Via Gelman, here is a nifty book-buying map from Amazon, displaying the split between "red books" and "blue books" bought by Amazon users in each state in the months leading up to the 2004 and 2008 presidential elections.
Gelman noted the similarity between the Amazon map and the red-blue split of rich voters.
This post is about how to read a graph. Here are some things that come to mind looking at the map:
- Sampling bias: how does Amazon's customer base compare with the U.S. population, or rich voters? It would be prudent to check this before making generalizations. Gelman's point may be that Amazon customers behave like rich voters.
- Sampling period: is the period long enough to capture the average inclination of the book buyers? As is well known, book sales follow a long-tail distribution (Chris Anderson wrote an entire book based on this observation.) Best-sellers have a disproportionate influence on average values. If the time period is too short, the data may only represent the best-sellers. Consider the following two maps in successive periods in 2004:
- Classification: The long-tailed nature of book sales has wide-reaching implications on interpreting the data. The most essential feature is that single books (bestsellers) have a disproportionate impact on average sales.
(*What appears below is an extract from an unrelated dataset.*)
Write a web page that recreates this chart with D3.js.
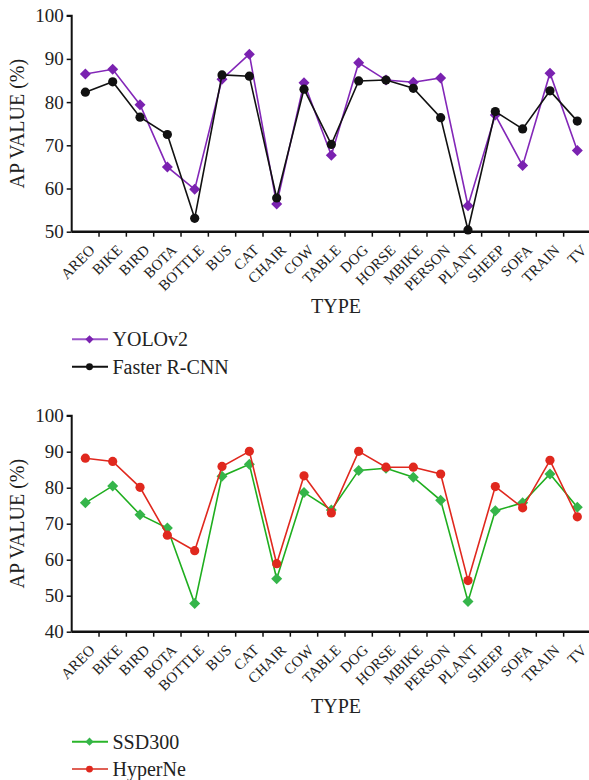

Since the key metric here is proportion of red (or blue) books, it follows that whether a best-seller is classified as red or blue makes a huge difference.
If the purple books include best-sellers, then the decision to call it purple rather than red or blue causes an influential book to be excluded from the calculation. We often forget that the decision to exclude is not a neutral decision; it is an active decision that says the excluded data contains no useful information.
This is not to say that excluding those books is the wrong decision. We must make these decisions with considerable care, and realize that excluding best-sellers when book sales have a long-tailed distribution must not be taken lightly.
- Causality: Lets say we are sufficiently satisfied that we can make a statement about book buying habits and voting behavior. Then we need to think about the direction of causality. Is the map saying that red book buyers are likely to vote red? Or that red voters are likely to buy red books? No prolonged staring at this data set will resolve this issue as other data would be needed to address it.
The more data is used to create a graph, the harder our task is to interpret it. But the pay-off for spending the time is all the sweeter. Happy graph-reading!
Reference: "Amazon, U.S.A.", Gelman blog, Oct 5 2008.